The number of people who intend to make Britain their home if we don’t stop them is so unfathomably large that it will bring not only immense financial costs but will further destabilise our society – and yesterday’s thuggish racist violence will only make it harder to argue against these changes being forced upon us.
That destabilisation was seen with a recent general election carried out in an atmosphere of intimidation, with Labour MPs so scared of pro-Palestinian extremists that they even changed parliamentary procedure.
Their response is to suspend export licenses for arms sales to Israel. I don’t know whether that’s the right thing to do, and don’t have strong opinions either way – I tend to think we should stay out of the region as much as possible – but I can’t help feeling that the decision was made under duress. As a general rule, if people threaten you – don’t give them what they want.
It’s not all bad. On housing I was initially quite optimistic, and their proposals for housing targets seem pretty good. There are some Labour MPs, like Chipping Barnet’s Dan Tomlinson, who seems to understand that growth depends on housebuilding where it’s needed.
But Labour are instead focussing new-builds away from Labour-voting big cities, where they are needed most, with London’s housebuilding to be scaled down, when the capital should be absorbing most of the new homes. Instead they’re placing targets where the shortages are least acute.
It’s also rather dispiriting that they’ve deleted the word ‘beautiful’ from housing plans, with the deputy prime minister saying that ‘beautiful means nothing really’. In fact, beautiful architecture has a big impact on our wellbeing, and opposition to traditional forms tends to be ideological rather than financial; in other words, culture wars.

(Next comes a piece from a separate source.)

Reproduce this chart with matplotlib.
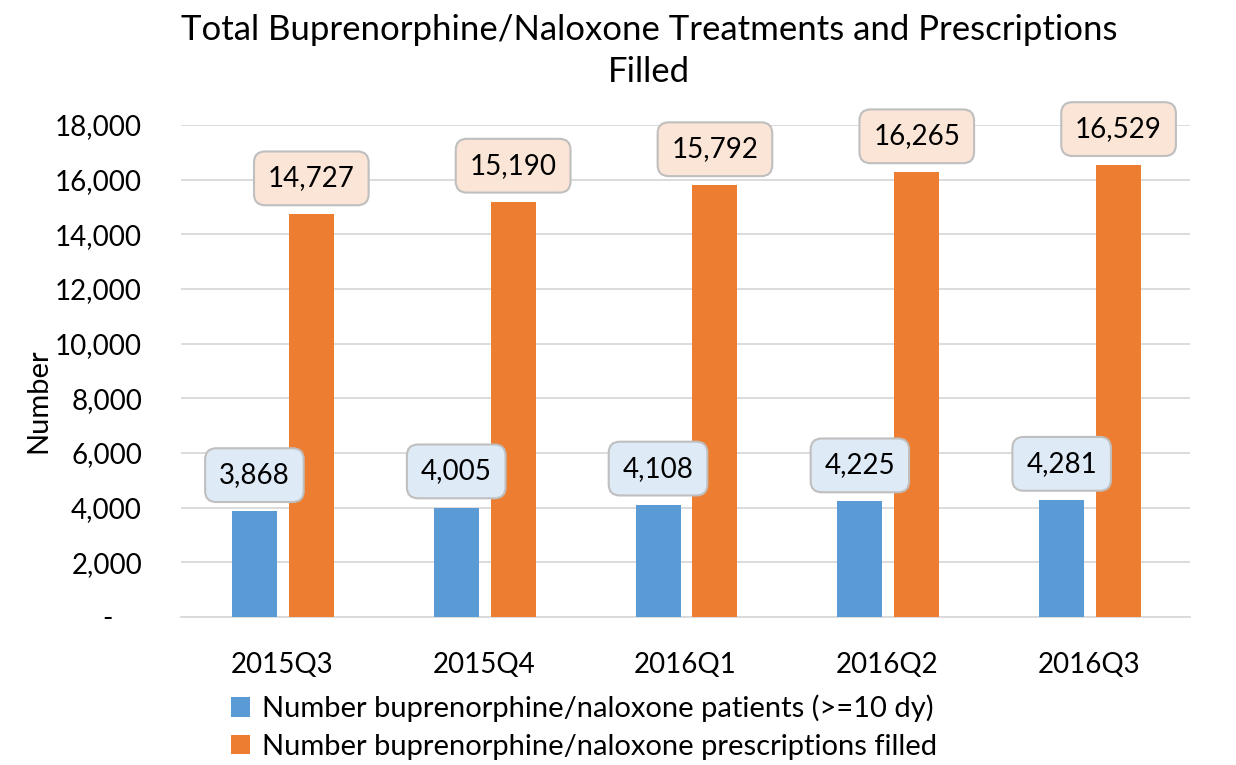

Like most new governments, Keir Starmer’s initially enjoyed something of a honeymoon – they are certainly having a honeymoon among journalists – although it appears to be ending already. The Prime Minister’s approval rating has already fallen drastically, and as with 1974, a hopeless Tory government has been replaced and the new one is already out of ideas. It feels like we’re losing the last additional bit of hope we didn’t even know we still had.